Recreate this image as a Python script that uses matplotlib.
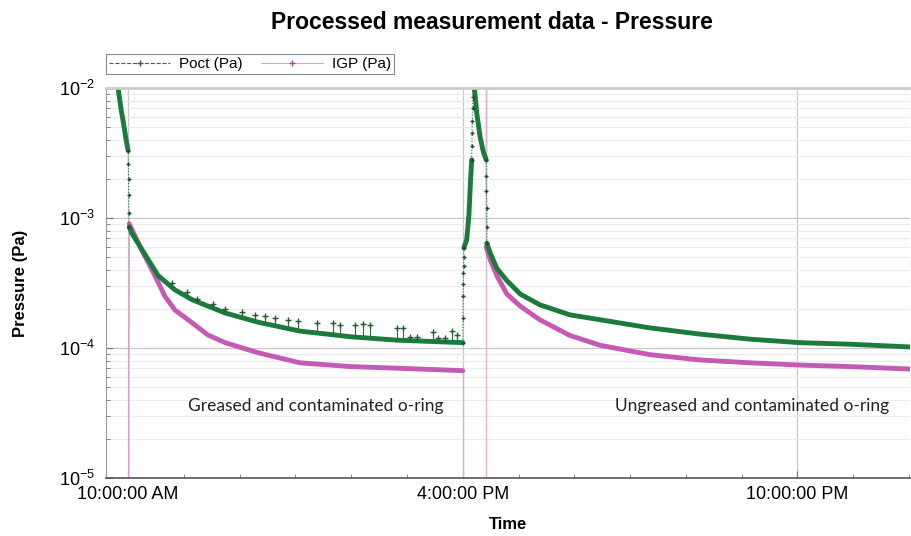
import numpy as np
import matplotlib.pyplot as plt
from matplotlib.lines import Line2D
from matplotlib.ticker import FixedLocator, LogLocator, NullFormatter

# time in hours since midnight, pressure in Pa
# Poct, first pump down (greased o-ring)
poct_t1 = [9.785, 9.82, 9.875, 9.916, 9.964, 10.0]
poct_v1 = [1.3e-2, 1.0e-2, 6.8e-3, 5.4e-3, 4.0e-3, 3.3e-3]
poct_jump1_t = [10.0, 10.005, 10.008, 10.01, 10.013, 10.02]
poct_jump1_v = [3.3e-3, 2.6e-3, 2.0e-3, 1.5e-3, 1.1e-3, 8.5e-4]
poct_t2 = [10.02, 10.07, 10.25, 10.54, 10.84, 11.15, 11.74, 12.33, 13.08, 14.0, 14.82, 16.0]
poct_v2 = [8.5e-4, 7.6e-4, 5.7e-4, 3.6e-4, 2.8e-4, 2.35e-4, 1.86e-4, 1.58e-4, 1.35e-4, 1.22e-4,
           1.15e-4, 1.1e-4]
# scattered high readings
poct_out_t = [10.79, 11.06, 11.24, 11.52, 11.74, 12.04, 12.28, 12.46, 12.63, 12.87, 13.05,
              13.39, 13.67, 13.80, 14.07, 14.21, 14.34, 14.82, 14.93, 15.05, 15.18, 15.47,
              15.56, 15.68, 15.81, 15.90]
poct_out_v = [3.15e-4, 2.7e-4, 2.4e-4, 2.2e-4, 2.0e-4, 1.9e-4, 1.8e-4, 1.75e-4, 1.7e-4, 1.65e-4,
              1.6e-4, 1.56e-4, 1.56e-4, 1.5e-4, 1.5e-4, 1.53e-4, 1.5e-4, 1.43e-4, 1.43e-4,
              1.22e-4, 1.22e-4, 1.33e-4, 1.19e-4, 1.19e-4, 1.36e-4, 1.26e-4]
# venting at 4 PM
poct_jump2_t = [16.0, 16.003, 16.006, 16.009, 16.012, 16.015, 16.018, 16.02]
poct_jump2_v = [1.1e-4, 1.7e-4, 2.5e-4, 3.1e-4, 3.8e-4, 4.3e-4, 5.0e-4, 5.9e-4]
poct_t3 = [16.02, 16.07, 16.11, 16.14, 16.16]
poct_v3 = [5.9e-4, 6.8e-4, 1.06e-3, 2.0e-3, 2.8e-3]
poct_jump3_t = [16.16, 16.163, 16.166, 16.17, 16.175, 16.18, 16.19]
poct_jump3_v = [2.8e-3, 3.6e-3, 4.5e-3, 5.6e-3, 7.0e-3, 8.5e-3, 1.2e-2]
poct_t4 = [16.19, 16.25, 16.31, 16.37, 16.42]
poct_v4 = [1.2e-2, 6.4e-3, 4.2e-3, 3.2e-3, 2.8e-3]
poct_jump4_t = [16.42, 16.422, 16.424, 16.426, 16.428, 16.43]
poct_jump4_v = [2.8e-3, 2.1e-3, 1.6e-3, 1.2e-3, 8.5e-4, 6.4e-4]
# second pump down (ungreased o-ring)
poct_t5 = [16.43, 16.49, 16.61, 16.79, 17.03, 17.38, 17.92, 18.46, 19.35, 20.25, 21.15, 22.04, 22.94, 24.01]
poct_v5 = [6.4e-4, 5.4e-4, 4.1e-4, 3.3e-4, 2.6e-4, 2.15e-4, 1.8e-4, 1.65e-4, 1.43e-4, 1.28e-4,
           1.17e-4, 1.1e-4, 1.07e-4, 1.02e-4]

# IGP
igp_t1 = [10.02, 10.25, 10.39, 10.48, 10.66, 10.84, 11.15, 11.43, 11.74, 12.33, 13.08, 14.0, 14.82, 16.0]
igp_v1 = [9.0e-4, 5.6e-4, 4.3e-4, 3.6e-4, 2.5e-4, 1.96e-4, 1.56e-4, 1.26e-4, 1.1e-4, 9.2e-5,
          7.7e-5, 7.2e-5, 7.0e-5, 6.7e-5]
igp_off_t = [10.0, 10.0, 10.02]
igp_off_v = [1e-7, 1e-7, 9.0e-4]
igp_gap_t = [16.0, 16.0, 16.42, 16.42, 16.42]
igp_gap_v = [6.7e-5, 1e-7, 1e-7, 1e-1, 6.0e-4]
igp_t2 = [16.42, 16.49, 16.61, 16.79, 17.03, 17.38, 17.92, 18.46, 19.35, 20.25, 21.15, 22.04, 22.94, 24.01]
igp_v2 = [6.0e-4, 4.8e-4, 3.6e-4, 2.6e-4, 2.1e-4, 1.65e-4, 1.25e-4, 1.05e-4, 8.9e-5, 8.1e-5,
          7.7e-5, 7.4e-5, 7.2e-5, 6.9e-5]

tick_hours = [10, 16, 22]
tick_labels = ['10:00:00 AM', '4:00:00 PM', '10:00:00 PM']
minor_hours = list(range(10, 25))

green = '#1c7a3c'
pink = '#c45ab4'
sans = ['Liberation Sans', 'DejaVu Sans']

fig = plt.figure(figsize=(9.12, 5.36), dpi=100)
ax = fig.add_axes([0.116, 0.108, 0.882, 0.728])

# IGP
ax.plot(igp_off_t, igp_off_v, color='#d79ccb', lw=1)
ax.plot(igp_gap_t, igp_gap_v, color='#d7b5cf', lw=1)
ax.plot(igp_t1, igp_v1, color=pink, lw=3.5, solid_capstyle='round')
ax.plot(igp_t2, igp_v2, color=pink, lw=3.5, solid_capstyle='round')

# Poct
for t, v in [(poct_t1, poct_v1), (poct_t2, poct_v2), (poct_t3, poct_v3),
             (poct_t4, poct_v4), (poct_t5, poct_v5)]:
    ax.plot(t, v, color=green, lw=3.5, solid_capstyle='round')
for t, v in [(poct_jump1_t, poct_jump1_v), (poct_jump2_t, poct_jump2_v),
             (poct_jump3_t, poct_jump3_v), (poct_jump4_t, poct_jump4_v)]:
    ax.plot(t, v, color=green, lw=0.8, ls=':', marker='+', ms=3.5, mec='#1f4a2c')
# high readings hang off the main curve
base = 10 ** np.interp(poct_out_t, poct_t2, np.log10(poct_v2))
ax.vlines(poct_out_t, base, poct_out_v, color='#2d6a3e', lw=0.8)
ax.plot(poct_out_t, poct_out_v, ls='none', marker='+', ms=4, color='#1f5a30', mew=1)

ax.set_yscale('log')
ax.set_ylim(1e-5, 1e-2)
ax.set_xlim(9.6, 24.02)

ax.xaxis.set_major_locator(FixedLocator(tick_hours))
ax.xaxis.set_minor_locator(FixedLocator(minor_hours))
ax.set_xticklabels(tick_labels, family=sans, fontsize=13)
ax.yaxis.set_minor_locator(LogLocator(base=10, subs=range(2, 10)))
ax.yaxis.set_minor_formatter(NullFormatter())
for lab in ax.get_yticklabels():
    lab.set_fontfamily(sans)
    lab.set_fontsize(13)

ax.tick_params(axis='both', which='both', direction='in', colors='#777777', labelcolor='black')
ax.tick_params(axis='x', which='major', length=5, pad=6)
ax.tick_params(axis='x', which='minor', length=3)
ax.tick_params(axis='y', which='major', length=5, pad=8)
ax.tick_params(axis='y', which='minor', length=3)

ax.grid(which='major', axis='both', color='#c8c8c8', lw=0.9)
ax.grid(which='minor', axis='y', color='#ebebeb', lw=0.8)
ax.set_axisbelow(True)

ax.spines['top'].set_color('#cccccc')
ax.spines['top'].set_linewidth(2)
ax.spines['right'].set_visible(False)
ax.spines['left'].set_color('#999999')
ax.spines['bottom'].set_color('#555555')
ax.spines['bottom'].set_linewidth(1.2)

ax.text(0.261, 0.185, 'Greased and contaminated o-ring', transform=ax.transAxes,
        ha='center', va='center', fontsize=12.5, family=['Lato', 'DejaVu Sans'], color='#222222')
ax.text(0.803, 0.185, 'Ungreased and contaminated o-ring', transform=ax.transAxes,
        ha='center', va='center', fontsize=12.5, family=['Lato', 'DejaVu Sans'], color='#222222')

ax.set_xlabel('Time', fontsize=12, fontweight='bold', family=sans, labelpad=10)
ax.set_ylabel('Pressure (Pa)', fontsize=12, fontweight='bold', family=sans, labelpad=22)
fig.suptitle('Processed measurement data - Pressure', x=0.539, y=0.98, fontsize=16.5,
             fontweight='bold', family=sans)

handles = [Line2D([], [], color='#555555', lw=0.8, ls='--', marker='+', ms=4),
           Line2D([], [], color='#e0a0d0', lw=0.8, marker='+', ms=4, mec='#b0409a')]
leg = fig.legend(handles, ['Poct (Pa)', 'IGP (Pa)'], loc='upper left',
                 bbox_to_anchor=(0.108, 0.913), ncol=2, fancybox=False, framealpha=1,
                 edgecolor='#888888', handlelength=4, columnspacing=1.2, borderpad=0.2,
                 handletextpad=0.6, prop={'family': sans, 'size': 11})
leg.get_frame().set_linewidth(0.8)

fig.savefig('out.png', dpi=100)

> Short problem
Repeat the listing above from its first line through the line that contains "from matplotlib.ticker import", both included, and nothing more. Drop the pictures.

> Solution to this task
Recreate this image as a Python script that uses matplotlib.
import numpy as np
import matplotlib.pyplot as plt
from matplotlib.lines import Line2D
from matplotlib.ticker import FixedLocator, LogLocator, NullFormatter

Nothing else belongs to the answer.